This post is part two in a two-part series. Read part one here.
No matter how advanced our technology or how efficient the tools we use, service usually starts with a direct, human connection that cannot be replaced or duplicated. And more often than not, this connection comes from a phone call or several phone calls.
While many businesses know just how important a customer service tool their phone is, they are, unfortunately, still making many of these common telephone-related mistakes.
- Asking “What is this in reference to?” Although your answering service or receptionist should screen important calls, there’s a better way to do it than with this question. Your telephone answering person should ask about the callers’ needs, who they need to speak with or how they can help. It’s much more polite and effective.

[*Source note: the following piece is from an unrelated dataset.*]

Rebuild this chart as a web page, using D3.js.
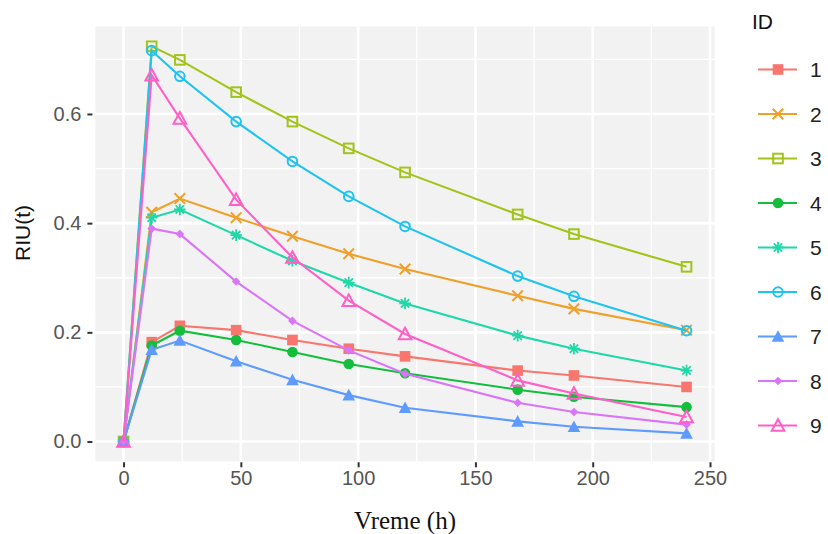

- Misusing the “hold” button. It’s common courtesy for receptionists to ask to place a caller on hold before they do so. Make sure anyone that is answering your phone is asking. It may seem like a simple question and one that everyone is likely to say “yes” to, but it’s still essential.

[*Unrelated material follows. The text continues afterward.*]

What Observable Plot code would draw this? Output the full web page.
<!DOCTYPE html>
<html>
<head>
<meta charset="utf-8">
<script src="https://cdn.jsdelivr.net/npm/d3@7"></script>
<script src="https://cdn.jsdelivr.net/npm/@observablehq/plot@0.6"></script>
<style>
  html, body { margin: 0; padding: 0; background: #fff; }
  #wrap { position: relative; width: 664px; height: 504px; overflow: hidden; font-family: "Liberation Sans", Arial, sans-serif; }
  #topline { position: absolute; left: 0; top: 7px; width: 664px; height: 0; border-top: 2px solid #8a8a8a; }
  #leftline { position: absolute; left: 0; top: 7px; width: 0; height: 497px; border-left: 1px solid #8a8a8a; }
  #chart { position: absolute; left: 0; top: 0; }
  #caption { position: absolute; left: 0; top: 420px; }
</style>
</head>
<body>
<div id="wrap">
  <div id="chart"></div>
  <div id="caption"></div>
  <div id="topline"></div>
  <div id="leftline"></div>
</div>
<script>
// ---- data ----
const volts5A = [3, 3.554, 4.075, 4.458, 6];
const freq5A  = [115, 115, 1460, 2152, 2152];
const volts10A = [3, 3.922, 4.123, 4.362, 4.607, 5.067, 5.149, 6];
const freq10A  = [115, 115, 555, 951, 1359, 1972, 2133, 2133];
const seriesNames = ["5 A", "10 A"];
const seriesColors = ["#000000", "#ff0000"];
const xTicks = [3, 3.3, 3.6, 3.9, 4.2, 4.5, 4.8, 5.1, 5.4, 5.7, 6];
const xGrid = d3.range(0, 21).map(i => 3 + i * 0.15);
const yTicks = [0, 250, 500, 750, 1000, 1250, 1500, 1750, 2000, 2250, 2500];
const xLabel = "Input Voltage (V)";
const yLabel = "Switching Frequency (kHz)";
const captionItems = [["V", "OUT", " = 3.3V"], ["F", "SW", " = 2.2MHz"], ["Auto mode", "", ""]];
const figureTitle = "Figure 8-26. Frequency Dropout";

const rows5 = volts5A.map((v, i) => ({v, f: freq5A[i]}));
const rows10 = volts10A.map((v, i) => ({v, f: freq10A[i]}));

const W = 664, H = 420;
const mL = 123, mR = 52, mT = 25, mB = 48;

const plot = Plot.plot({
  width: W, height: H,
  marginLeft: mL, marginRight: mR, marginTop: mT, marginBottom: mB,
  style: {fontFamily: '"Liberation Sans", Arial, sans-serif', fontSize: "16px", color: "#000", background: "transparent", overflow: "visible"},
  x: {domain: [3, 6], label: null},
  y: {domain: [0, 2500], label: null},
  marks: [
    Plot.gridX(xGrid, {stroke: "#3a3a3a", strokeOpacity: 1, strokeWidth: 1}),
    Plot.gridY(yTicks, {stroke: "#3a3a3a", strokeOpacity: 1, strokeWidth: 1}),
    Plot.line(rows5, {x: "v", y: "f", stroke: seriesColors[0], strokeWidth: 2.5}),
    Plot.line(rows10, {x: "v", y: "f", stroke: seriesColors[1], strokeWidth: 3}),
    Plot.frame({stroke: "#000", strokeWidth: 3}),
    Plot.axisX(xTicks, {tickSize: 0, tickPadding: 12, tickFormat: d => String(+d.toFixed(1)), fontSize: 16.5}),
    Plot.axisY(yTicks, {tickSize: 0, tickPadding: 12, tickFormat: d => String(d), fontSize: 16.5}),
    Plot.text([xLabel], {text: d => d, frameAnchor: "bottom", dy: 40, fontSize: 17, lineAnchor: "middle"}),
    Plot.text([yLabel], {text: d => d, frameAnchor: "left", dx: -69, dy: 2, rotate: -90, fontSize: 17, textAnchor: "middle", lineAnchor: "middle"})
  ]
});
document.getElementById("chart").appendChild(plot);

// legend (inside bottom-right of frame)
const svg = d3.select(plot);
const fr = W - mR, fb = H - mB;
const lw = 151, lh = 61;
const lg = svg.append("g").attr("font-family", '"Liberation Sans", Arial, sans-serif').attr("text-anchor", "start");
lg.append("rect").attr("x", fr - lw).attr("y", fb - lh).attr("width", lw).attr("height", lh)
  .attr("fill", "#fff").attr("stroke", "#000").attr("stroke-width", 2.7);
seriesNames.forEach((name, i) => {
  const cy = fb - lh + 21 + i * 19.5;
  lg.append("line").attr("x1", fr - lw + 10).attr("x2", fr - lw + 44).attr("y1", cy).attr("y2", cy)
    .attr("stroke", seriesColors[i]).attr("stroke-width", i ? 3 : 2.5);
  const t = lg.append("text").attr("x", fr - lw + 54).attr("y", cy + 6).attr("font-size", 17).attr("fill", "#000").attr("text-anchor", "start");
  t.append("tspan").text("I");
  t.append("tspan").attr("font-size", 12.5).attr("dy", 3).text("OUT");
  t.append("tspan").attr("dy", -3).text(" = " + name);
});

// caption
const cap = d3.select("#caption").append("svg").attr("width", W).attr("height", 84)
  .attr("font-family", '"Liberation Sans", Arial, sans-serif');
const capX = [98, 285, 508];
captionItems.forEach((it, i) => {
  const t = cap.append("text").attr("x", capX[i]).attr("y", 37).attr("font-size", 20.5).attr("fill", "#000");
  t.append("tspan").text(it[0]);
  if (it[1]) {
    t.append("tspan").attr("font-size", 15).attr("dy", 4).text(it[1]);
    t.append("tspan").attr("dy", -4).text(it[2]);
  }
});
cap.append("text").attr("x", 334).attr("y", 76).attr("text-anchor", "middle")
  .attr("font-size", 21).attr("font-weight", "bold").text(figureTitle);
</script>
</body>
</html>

- Using speaker phone without asking. The same goes for using the speaker phone button. People don’t like to suddenly be on speakerphone. Anyone who answers phones for your small business should ask before placing a caller on speakerphone – and very few people will say “no.”

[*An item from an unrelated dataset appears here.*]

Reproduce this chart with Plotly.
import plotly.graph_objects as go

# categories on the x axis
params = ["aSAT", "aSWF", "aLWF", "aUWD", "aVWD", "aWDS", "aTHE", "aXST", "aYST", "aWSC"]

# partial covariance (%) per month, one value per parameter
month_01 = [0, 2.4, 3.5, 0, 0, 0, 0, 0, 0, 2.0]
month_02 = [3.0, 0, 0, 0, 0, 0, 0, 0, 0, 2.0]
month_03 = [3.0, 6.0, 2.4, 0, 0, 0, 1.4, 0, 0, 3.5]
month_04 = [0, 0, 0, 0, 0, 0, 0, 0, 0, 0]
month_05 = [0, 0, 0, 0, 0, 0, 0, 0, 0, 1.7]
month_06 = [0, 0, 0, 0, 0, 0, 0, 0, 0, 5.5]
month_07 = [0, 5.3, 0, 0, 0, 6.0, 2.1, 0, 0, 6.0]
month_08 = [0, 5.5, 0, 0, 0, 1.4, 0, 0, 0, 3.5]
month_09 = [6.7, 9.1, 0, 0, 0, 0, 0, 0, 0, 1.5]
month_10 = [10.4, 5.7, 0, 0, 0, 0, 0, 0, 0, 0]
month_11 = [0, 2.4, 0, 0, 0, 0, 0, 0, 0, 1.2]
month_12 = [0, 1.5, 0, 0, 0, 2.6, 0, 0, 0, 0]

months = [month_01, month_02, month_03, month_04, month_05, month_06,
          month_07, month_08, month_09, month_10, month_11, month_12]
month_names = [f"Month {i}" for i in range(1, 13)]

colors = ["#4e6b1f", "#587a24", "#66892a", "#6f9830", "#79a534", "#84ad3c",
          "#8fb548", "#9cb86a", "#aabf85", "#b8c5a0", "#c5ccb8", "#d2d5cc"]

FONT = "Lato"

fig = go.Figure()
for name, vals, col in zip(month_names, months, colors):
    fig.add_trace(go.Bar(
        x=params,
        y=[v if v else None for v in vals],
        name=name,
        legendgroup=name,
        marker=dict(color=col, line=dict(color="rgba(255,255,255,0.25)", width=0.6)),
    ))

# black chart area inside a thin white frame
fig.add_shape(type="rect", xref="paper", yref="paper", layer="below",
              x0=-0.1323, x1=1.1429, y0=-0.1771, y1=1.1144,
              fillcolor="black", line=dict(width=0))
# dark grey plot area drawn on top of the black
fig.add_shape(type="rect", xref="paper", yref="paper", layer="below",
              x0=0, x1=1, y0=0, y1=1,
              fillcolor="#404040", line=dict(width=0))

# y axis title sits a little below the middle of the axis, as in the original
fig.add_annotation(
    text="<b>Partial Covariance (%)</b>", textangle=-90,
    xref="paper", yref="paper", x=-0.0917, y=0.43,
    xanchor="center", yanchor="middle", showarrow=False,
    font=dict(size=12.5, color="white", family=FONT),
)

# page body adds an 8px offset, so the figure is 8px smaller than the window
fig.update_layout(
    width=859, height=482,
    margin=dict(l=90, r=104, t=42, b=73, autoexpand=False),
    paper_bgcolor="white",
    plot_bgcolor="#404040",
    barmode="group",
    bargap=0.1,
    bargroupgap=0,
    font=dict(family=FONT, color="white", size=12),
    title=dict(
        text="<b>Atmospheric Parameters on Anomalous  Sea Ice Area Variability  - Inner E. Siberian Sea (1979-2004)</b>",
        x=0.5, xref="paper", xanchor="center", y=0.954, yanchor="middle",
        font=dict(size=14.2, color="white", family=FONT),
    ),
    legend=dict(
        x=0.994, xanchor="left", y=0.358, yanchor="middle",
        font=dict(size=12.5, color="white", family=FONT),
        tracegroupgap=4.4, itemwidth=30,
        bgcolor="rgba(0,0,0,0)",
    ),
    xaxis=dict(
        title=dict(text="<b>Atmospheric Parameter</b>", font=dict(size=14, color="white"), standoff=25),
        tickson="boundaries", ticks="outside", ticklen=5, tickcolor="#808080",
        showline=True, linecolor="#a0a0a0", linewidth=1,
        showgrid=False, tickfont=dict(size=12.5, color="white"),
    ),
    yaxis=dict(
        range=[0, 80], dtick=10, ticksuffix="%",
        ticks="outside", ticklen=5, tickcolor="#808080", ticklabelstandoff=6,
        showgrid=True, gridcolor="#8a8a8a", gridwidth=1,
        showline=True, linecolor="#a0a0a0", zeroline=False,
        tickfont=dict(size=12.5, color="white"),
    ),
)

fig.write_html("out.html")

- Responding to call waiting or another ringing phone. Having call waiting on a business line isn’t an excuse to put callers on hold. Ideally, your call waiting system should display the incoming caller’s number so you and your staff can tell whether it’s a call worth holding for. Consider having more receptionists answering the phone during peak hours to avoid the need to switch to call waiting or to grab another line.
- Having no plan or script for dissatisfied customers. At some point in time, every business gets dissatisfied customers on the phone. It’s in these moments where a business’s customer service practices are really put to the test. Handling these customers quickly and to their satisfaction is key – so you and your employees shouldn’t handle things on the fly. Having documented process for customer problems can help you and your staff respond to issues with professionalism and high quality customer care. Working with an answering service can help in this respect too; most professional answering services will want you to provide them with FAQ sheets and documentation so their receptionists can handle issues.
Don’t make these small business phone mistakes! By working with an answering service and training your staff you can make sure that your business is putting the best foot forward.